◆ SET PROBLEM ◆
Return each line of the listing that contains the string "this".

◆ DATA SHOWN ◆
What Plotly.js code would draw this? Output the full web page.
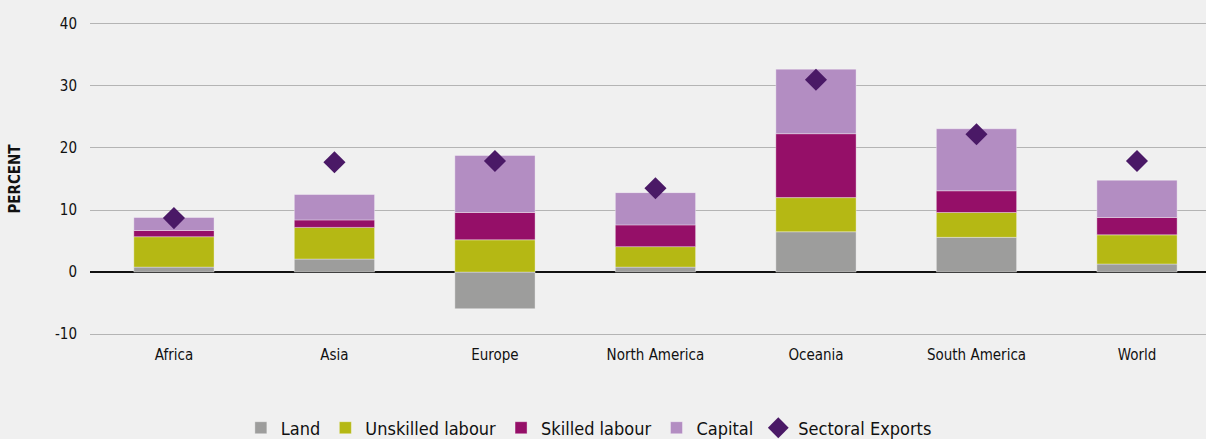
<!DOCTYPE html>
<html>
<head>
<meta charset="utf-8">
<script src="https://cdn.plot.ly/plotly-3.0.1.min.js"></script>
<style>
html,body{margin:0;padding:0;background:#f0f0f0;}
#chart{width:1206px;height:439px;}
</style>
</head>
<body>
<div id="chart"></div>
<script>
const regions = ["Africa", "Asia", "Europe", "North America", "Oceania", "South America", "World"];
const land = [0.8, 2.1, -5.9, 0.8, 6.5, 5.6, 1.3];
const unskilledLabour = [4.9, 5.1, 5.2, 3.3, 5.5, 4.0, 4.7];
const skilledLabour = [1.0, 1.2, 4.4, 3.5, 10.3, 3.5, 2.8];
const capital = [2.1, 4.1, 9.2, 5.2, 10.4, 10.0, 6.0];
const sectoralExports = [8.7, 17.7, 17.9, 13.5, 31.0, 22.2, 17.9];
const yTicks = [-10, 0, 10, 20, 30, 40];

const FONT = "'DejaVu Sans Condensed', 'Liberation Sans Narrow', sans-serif";
const barLine = {color: "rgba(255,255,255,0.35)", width: 1};

function barTrace(name, y, color) {
  return {type: "bar", name: name, x: regions, y: y, width: 0.5,
          marker: {color: color, line: barLine}, hoverinfo: "y+name"};
}

const traces = [
  barTrace("Land", land, "#9d9d9c"),
  barTrace("Unskilled labour", unskilledLabour, "#b5b814"),
  barTrace("Skilled labour", skilledLabour, "#950f68"),
  barTrace("Capital", capital, "#b38dc2"),
  {type: "scatter", mode: "markers", name: "Sectoral Exports", x: regions, y: sectoralExports,
   marker: {symbol: "diamond", size: 17, color: "#4a1966"}}
];

const layout = {
  width: 1206, height: 439,
  paper_bgcolor: "#f0f0f0", plot_bgcolor: "#f0f0f0",
  margin: {l: 90, r: 0, t: 22.1, b: 102.6, autoexpand: false},
  barmode: "relative",
  font: {family: FONT, size: 15, color: "#111"},
  showlegend: true,
  legend: {orientation: "h", x: 0.447, xanchor: "center", yref: "container", y: 0.025, yanchor: "middle",
           font: {family: FONT, size: 18, color: "#111"}, itemwidth: 30, traceorder: "normal",
           bgcolor: "rgba(0,0,0,0)"},
  xaxis: {range: [-0.523, 6.43], showgrid: false, zeroline: false, showline: false, automargin: false,
          tickfont: {family: FONT, size: 15, color: "#111"}, ticks: "", ticklabelstandoff: 8, fixedrange: true},
  yaxis: {range: [-10.3, 40.3], tickvals: yTicks, ticktext: yTicks.map(String), automargin: false,
          showgrid: true, gridcolor: "#b4b4b4", gridwidth: 1,
          zeroline: true, zerolinecolor: "#111", zerolinewidth: 2,
          showline: false, ticks: "", ticklabelstandoff: 12,
          tickfont: {family: FONT, size: 15, color: "#111"},
          title: {text: "<b>PERCENT</b>", font: {family: FONT, size: 15, color: "#111"}, standoff: 30}},
};

Plotly.newPlot("chart", traces, layout, {displayModeBar: false, staticPlot: true});
</script>
</body>
</html>
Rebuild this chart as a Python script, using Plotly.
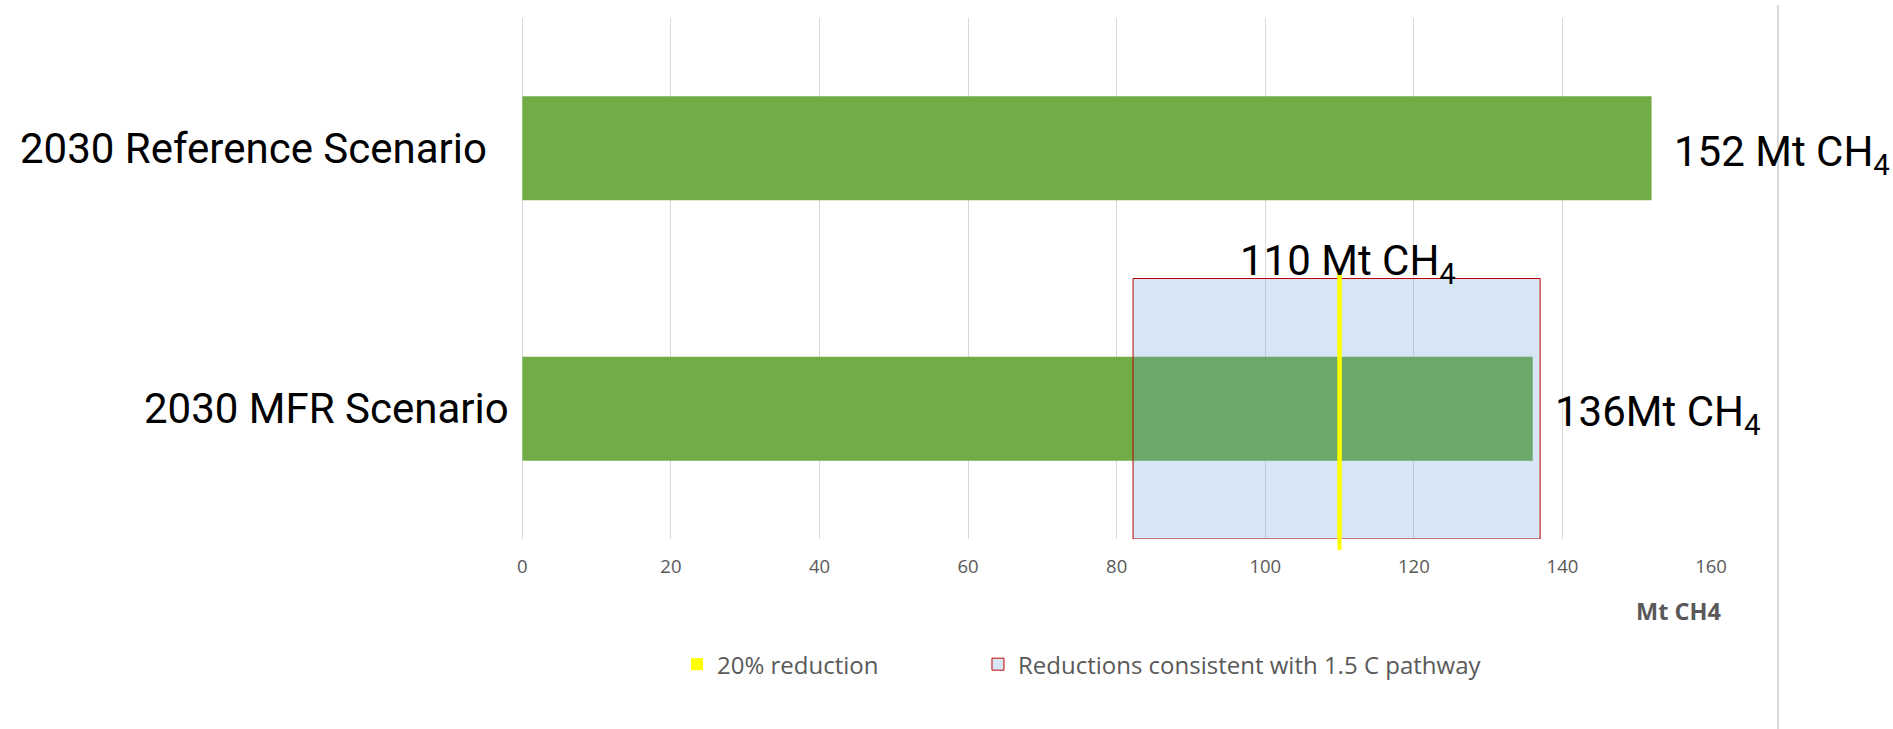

◆ ANSWER IN FULL ◆
What Plotly.js code would draw this? Output the full web page.
Rebuild this chart as a Python script, using Plotly.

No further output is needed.